After all night long reading I came to the conclusion that my above configuration has nothing to do with “SSL Pass Through” setup.
In addition to all mistake I made, it seems like normal ACL is not working for SSL but here ‘req_ssl_sni’ came to the rescue.
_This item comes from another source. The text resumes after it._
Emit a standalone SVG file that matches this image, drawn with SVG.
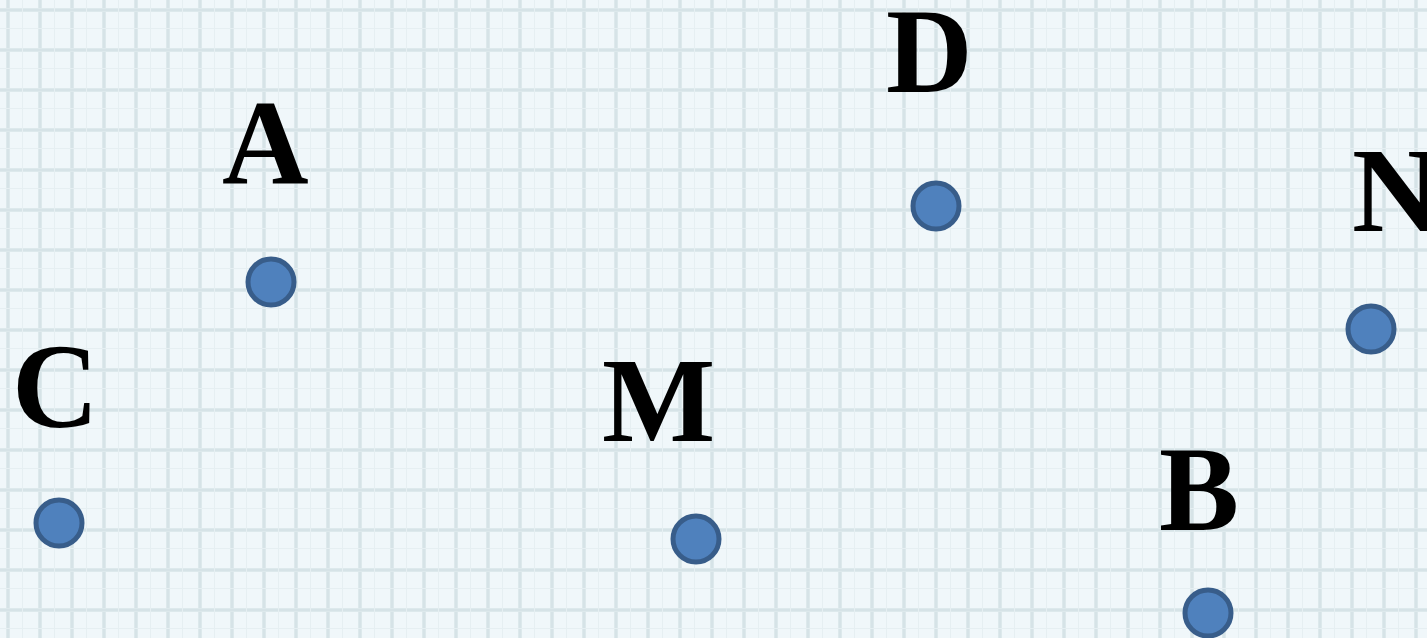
<svg xmlns="http://www.w3.org/2000/svg" width="1427" height="638" viewBox="0 0 1427 638">
<style>
.lbl{font-family:"Liberation Serif","Times New Roman",serif;font-weight:bold;font-size:120px;fill:#000}
.pt{fill:#4f81bd;stroke:#385d8a;stroke-width:5}
</style>
<defs>
<pattern id="grid" x="6" y="8" width="32" height="40" patternUnits="userSpaceOnUse">
<rect x="0" y="0" width="32" height="40" fill="#f0f7fa"/>
<rect x="0" y="0" width="4" height="40" fill="#dde9ec"/>
<rect x="1" y="0" width="2" height="40" fill="#d6e3e7"/>
<rect x="0" y="0" width="32" height="4" fill="#dde9ec"/>
<rect x="0" y="1" width="32" height="2" fill="#d6e3e7"/>
<rect x="16" y="0" width="1" height="40" fill="#e6eff2"/>
<rect x="0" y="20" width="32" height="1" fill="#e6eff2"/>
</pattern>
</defs>
<rect width="1427" height="638" fill="url(#grid)"/>
<g id="node-A"><text class="lbl" x="222" y="183">A</text><circle class="pt" cx="271" cy="282" r="23"/></g>
<g id="node-D"><text class="lbl" x="886" y="92">D</text><circle class="pt" cx="936" cy="206" r="23"/></g>
<g id="node-N"><text class="lbl" x="1352" y="231">N</text><circle class="pt" cx="1371" cy="329" r="23"/></g>
<g id="node-C"><text class="lbl" x="12" y="427">C</text><circle class="pt" cx="59" cy="523" r="23"/></g>
<g id="node-M"><text class="lbl" x="602" y="441">M</text><circle class="pt" cx="696" cy="539" r="23"/></g>
<g id="node-B"><text class="lbl" x="1159" y="530">B</text><circle class="pt" cx="1208" cy="613" r="23"/></g>
<g id="connectors"/>
</svg>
And because there is no reason to make SSL termination for listener, afterall it’s “pass through”, I ended up using:

frontend http_frontend
    bind :80
    mode http
    redirect scheme https if !{ ssl_fc }

frontend https_frontend
    bind :443
    option tcplog
    mode tcp

    tcp-request inspect-delay 5s
    tcp-request content accept if { req_ssl_hello_type 1 }

    use_backend consul if { req_ssl_sni -i consul.sre-test.oneadr.net }

backend consul
    mode tcp
    balance roundrobin
    option ssl-hello-chk
    server is-srecore01t 10.53.132.76:8000
    server is-srecore02t 10.53.132.77:8000
    server is-srecore03t 10.53.132.78:8000

Cheers,
BB

Sure, if there is no need for SSL termination, passing it through is way simpler.

That said, SSL termination and reencryption on the backend is perfectly supported and there are use-cases for it. I assume something failed between haproxy and your backend application. Maybe your backend required SNI and rejected the requests without SNI from Haproxy.